# Need help finding more music like this.



## aceroa (Apr 3, 2015)

Hi I am new to orchestral music. I don't really know many composers or different styles of orchestral music, so I figured I'd join and ask here.

I really like the part at 4:52 of this soundtrack. Unfortunately that part only lasts a few seconds. So I want to find similar pieces or composers maybe. Can anybody point me in the right direction? I would really appreciate it.


----------



## Bruce (Jan 2, 2013)

There are a couple of works you could give a try.

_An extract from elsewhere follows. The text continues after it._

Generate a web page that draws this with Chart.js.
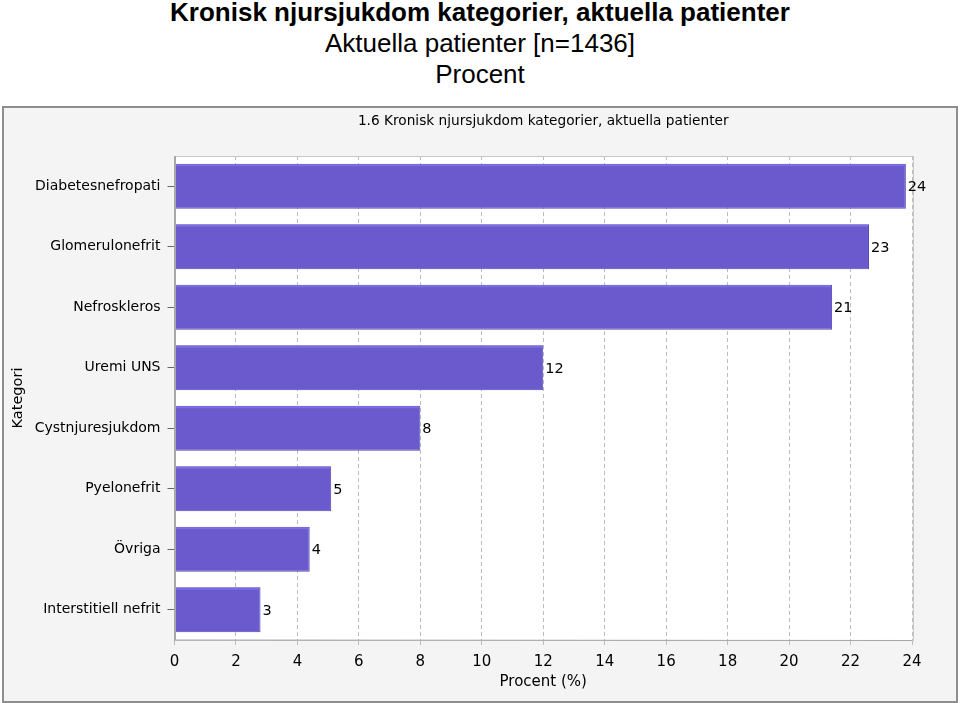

And they should all be available on YouTube, so you could easily sample them. 

I'd recommend Gershwin - An American in Paris, or Rhapsody in Blue
Music of Eric Coates, especially his London Every Day suite.

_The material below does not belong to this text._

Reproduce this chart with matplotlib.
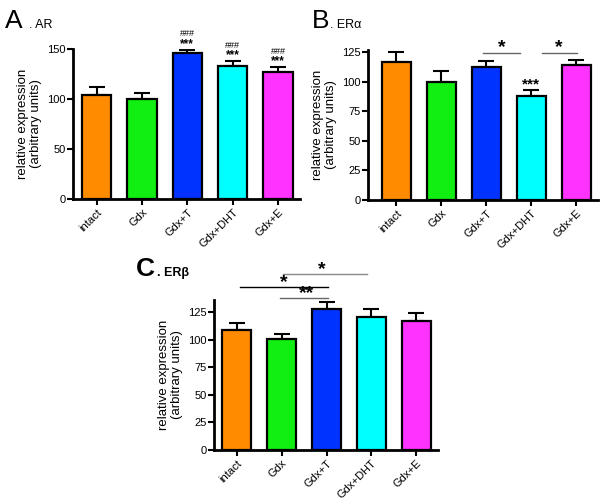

If you like these, YouTube will have plenty of ideas with similar music.


----------



## MoonlightSonata (Mar 29, 2014)

Coates, Elgar, Gershwin and J. Strauss come to mind.


----------



## leroy (Nov 23, 2014)

Maybe some Prokofiev


----------



## aceroa (Apr 3, 2015)

Thanks guys a lot of great suggestions here. I particularly like Gershwin and some waltzes from Strauss. Also, Prokofiev is interesting


----------



## TwoPhotons (Feb 13, 2015)

Stravinsky perhaps?


----------



## leroy (Nov 23, 2014)

That Stravinsky is good also some Tchaikovsky might work https://www.youtube.com/watch?feature=player_detailpage&v=xhUvVRBtn-Y#t=61


----------



## Alfacharger (Dec 6, 2013)

A little darker than the example you posted is "A Portrait of Hitch" , a concert suite based on his score for the "The Trouble with Harry" by Bernard Herrmann.


----------



## 20centrfuge (Apr 13, 2007)

Try this by Vaughan Williams


----------



## 20centrfuge (Apr 13, 2007)

Or maybe this by Kabalevsky


----------



## 20centrfuge (Apr 13, 2007)

Or this lovely Morning Serenade by Prokofiev


----------



## aceroa (Apr 3, 2015)

Thanks guys all the music I heard so far is awesome.



20centrfuge said:


> Try this by Vaughan Williams


I think I like this piece the best I shall have to check out more music by Vaughan Williams.


----------